It may be snowing in Whistler’s covered B.C. Place Stadium, venue for the Vancouver 2010 Winter Olympic place where the Opening and Closing Ceremonies will take place.
“I think there are some extraordinary opportunities audio-visually and in terms of sheer physical effects,” said David Atkins, executive producer of the ceremonies for the Vancouver Organizing Committee for the 2010 Games (VANOC), reports Pique News Magazine. Atkins, was speaking at a Whistler Chamber of Commerce luncheon.
“I think to make it snow in that stadium is going to be not only unique, but incredibly exciting for the audience.”
Vancouver 2010 organizers are also hoping to make use of the satellite connections that will be in place to link the Medals Plaza in Whistler to the stadium in Vancouver.
“Because of that set-up it would obviously be wise to take advantage of it for the ceremonies,” said Atkins.
“There are lots of things being discussed and there is a lot of opportunity to make sure that it embraces all that,” said Atkins.
Discussions about the ceremonies are in their infancy but 80 per cent of the line-up, which reportedly will be a star-studded event, must be locked in one year before Games time. The remaining 20 per cent, said Atkins, is kept open so artistic directors can include up-to-the-minute material.
There have been some concerns about the 2010 ceremonies, which follow the Beijing 2008 Summer Olympic Games expected to be the most lavish, largest and probably the most expensive ceremonies in Games’ history.
But organizers of the opening and closing ceremonies for Vancouver and Whistler’s 2010 Games see that as a blessing in disguise, reports Pique. “I hope Beijing goes all out because it will mean… we can create a little pearl here, a gem, that will be more about spirit and the humanity of the Games than it will be about the spectacle of them,” said Atkins. “I think to a certain extent scale has overcome the content, the form has overcome the content.
“The budgets for Athens and Beijing… are just staggering budgets and you have to question whether the final result was value for money,” he said, adding that the 2010 ceremonies might set a new precedent for Olympic celebrations by bringing them back to Olympic ideals such as peace, and making the world a better place to live through sport.
“(Coming after the Beijing Games gives) us the unique opportunity to redefine the ways these ceremonies are actually performed and to draw them back to their essences,” said Atkins. “…We have to re-examine the whole process and redefine the whole reason these ceremonies were created.”
He said, “I think to make it snow in (B.C. Place) is going to not only be unique, but incredibly exciting for the audience,” adding that up to 7,000 performers will be needed to pull-off the opening.

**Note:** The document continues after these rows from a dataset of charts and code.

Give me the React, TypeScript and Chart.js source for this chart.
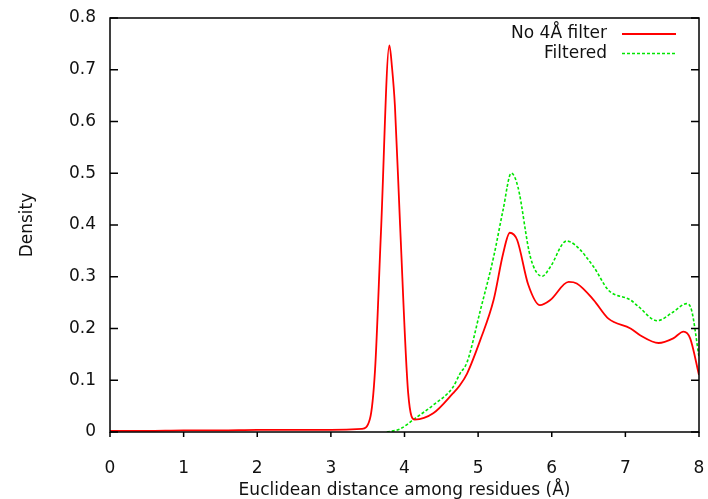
import React, { useEffect, useRef } from "react";
import { Chart, registerables } from "chart.js";

Chart.register(...registerables);

// ---- data ----
const xTicks = [0, 1, 2, 3, 4, 5, 6, 7, 8];
const yTicks = [0, 0.1, 0.2, 0.3, 0.4, 0.5, 0.6, 0.7, 0.8];

const seriesNames = ["No 4Å filter", "Filtered"];

const redX = [0, 0.5, 1, 1.5, 2, 2.5, 3, 3.42, 3.53, 3.6, 3.68, 3.795, 3.83, 3.87, 3.94, 4.05, 4.14, 4.39, 4.66, 4.75, 4.85, 5.03, 5.21, 5.34, 5.43, 5.53, 5.68, 5.84, 5.98, 6.23, 6.34, 6.57, 6.77, 7.07, 7.2, 7.45, 7.65, 7.79, 7.88, 8.0];
const redY = [0.002, 0.002, 0.003, 0.003, 0.004, 0.004, 0.004, 0.006, 0.025, 0.12, 0.385, 0.747, 0.705, 0.63, 0.4, 0.075, 0.024, 0.036, 0.075, 0.09, 0.113, 0.178, 0.255, 0.345, 0.385, 0.371, 0.285, 0.245, 0.255, 0.29, 0.287, 0.255, 0.219, 0.2, 0.187, 0.172, 0.181, 0.194, 0.181, 0.11];

const greenX = [3.76, 3.94, 4.14, 4.39, 4.66, 4.75, 4.85, 5.03, 5.21, 5.34, 5.45, 5.54, 5.71, 5.87, 5.98, 6.2, 6.32, 6.57, 6.77, 7.07, 7.18, 7.43, 7.65, 7.83, 7.9, 8.0];
const greenY = [0, 0.006, 0.026, 0.052, 0.087, 0.112, 0.135, 0.235, 0.338, 0.43, 0.5, 0.474, 0.338, 0.301, 0.319, 0.369, 0.361, 0.319, 0.274, 0.255, 0.242, 0.215, 0.232, 0.248, 0.235, 0.145];

const FONT = "'DejaVu Sans', 'Liberation Sans', sans-serif";
const TEXT = "#111";

const framePlugin = {
  id: "gnuFrame",
  afterDraw(chart: any) {
    const { ctx, chartArea: a, scales } = chart;
    ctx.save();
    ctx.strokeStyle = "#000";
    ctx.lineWidth = 1.5;
    ctx.strokeRect(a.left, a.top, a.right - a.left, a.bottom - a.top);
    ctx.beginPath();
    for (const v of yTicks) {
      const y = scales.y.getPixelForValue(v);
      ctx.moveTo(a.left, y);
      ctx.lineTo(a.left + 8, y);
      ctx.moveTo(a.right, y);
      ctx.lineTo(a.right - 8, y);
    }
    for (const v of xTicks) {
      const x = scales.x.getPixelForValue(v);
      ctx.moveTo(x, a.bottom);
      ctx.lineTo(x, a.bottom + 5);
    }
    ctx.stroke();

    // legend (gnuplot style: right-aligned text, sample on the right)
    const ds = chart.data.datasets;
    ctx.font = `17px ${FONT}`;
    ctx.textAlign = "right";
    ctx.textBaseline = "middle";
    ds.forEach((d: any, i: number) => {
      const y = a.top + 16 + i * 19.5;
      ctx.fillStyle = TEXT;
      ctx.fillText(d.label, a.right - 92, y);
      ctx.beginPath();
      ctx.strokeStyle = d.borderColor;
      ctx.lineWidth = d.borderWidth;
      ctx.setLineDash(d.borderDash || []);
      ctx.moveTo(a.right - 77, y);
      ctx.lineTo(a.right - 23, y);
      ctx.stroke();
      ctx.setLineDash([]);
    });
    ctx.restore();
  },
};

export default function App() {
  const ref = useRef<HTMLCanvasElement | null>(null);
  useEffect(() => {
    if (!ref.current) return;
    const chart = new Chart(ref.current, {
      type: "scatter",
      data: {
        datasets: [
          {
            label: seriesNames[0],
            data: redX.map((x, i) => ({ x, y: redY[i] })),
            showLine: true,
            borderColor: "#ff0000",
            borderWidth: 1.8,
            pointRadius: 0,
            cubicInterpolationMode: "monotone",
          },
          {
            label: seriesNames[1],
            data: greenX.map((x, i) => ({ x, y: greenY[i] })),
            showLine: true,
            borderColor: "#00e600",
            borderWidth: 1.6,
            borderDash: [3, 2],
            pointRadius: 0,
            cubicInterpolationMode: "monotone",
          },
        ],
      } as any,
      options: {
        animation: false,
        responsive: true,
        maintainAspectRatio: false,
        layout: { padding: { top: 18, right: 9, left: 0, bottom: 0 } },
        plugins: {
          legend: { display: false },
          tooltip: { enabled: false },
        },
        scales: {
          x: {
            type: "linear",
            min: 0,
            max: 8,
            grid: { display: false, drawTicks: false },
            border: { display: false },
            ticks: {
              stepSize: 1,
              padding: 26,
              color: TEXT,
              font: { family: FONT, size: 17 },
              callback: (v: any) => String(v),
            },
            title: {
              display: true,
              text: "Euclidean distance among residues (Å)",
              color: TEXT,
              font: { family: FONT, size: 17, lineHeight: 1.0 },
              padding: { top: 0, bottom: 0 },
            },
            afterFit: (s: any) => {
              s.height = 67;
              s.paddingLeft = 0;
              s.paddingRight = 0;
            },
          },
          y: {
            type: "linear",
            min: 0,
            max: 0.8,
            grid: { display: false, drawTicks: false },
            border: { display: false },
            ticks: {
              stepSize: 0.1,
              padding: 14,
              color: TEXT,
              font: { family: FONT, size: 17 },
              callback: (v: any) => String(Number(Number(v).toFixed(1))),
            },
            title: {
              display: true,
              text: "Density",
              color: TEXT,
              font: { family: FONT, size: 17 },
              padding: { top: 17, bottom: 0 },
            },
            afterFit: (s: any) => {
              s.width = 110;
              s.paddingTop = 0;
              s.paddingBottom = 0;
            },
          },
        },
      },
      plugins: [framePlugin],
    });
    return () => chart.destroy();
  }, []);
  return (
    <div style={{ position: "absolute", left: 0, top: 0, width: 708, height: 499, background: "#fff" }}>
      <canvas ref={ref} />
    </div>
  );
}
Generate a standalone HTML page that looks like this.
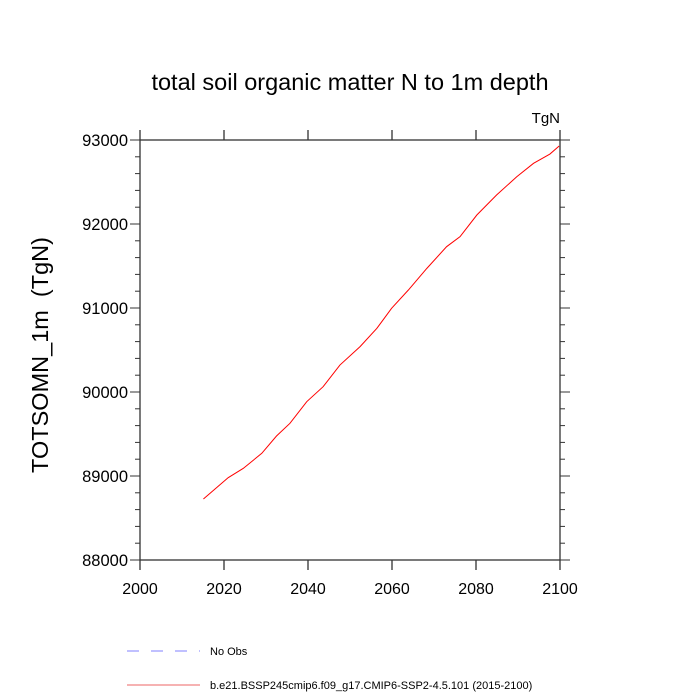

A successful opening ceremony can have a great impact on the Games, said Atkins, who also produced the ceremonies for the Sydney 2000 Summer Games.
When the opening gala event took place about 85 per cent of tickets were sold. Within 24 hours of the event ticket sales had gone up to 95 per cent, and two days later every sporting event was sold out, reports Pique.
In all, about four billion people are expected to tune in their televisions for the Games, from the opening ceremonies, through the medal ceremonies, to the closing event.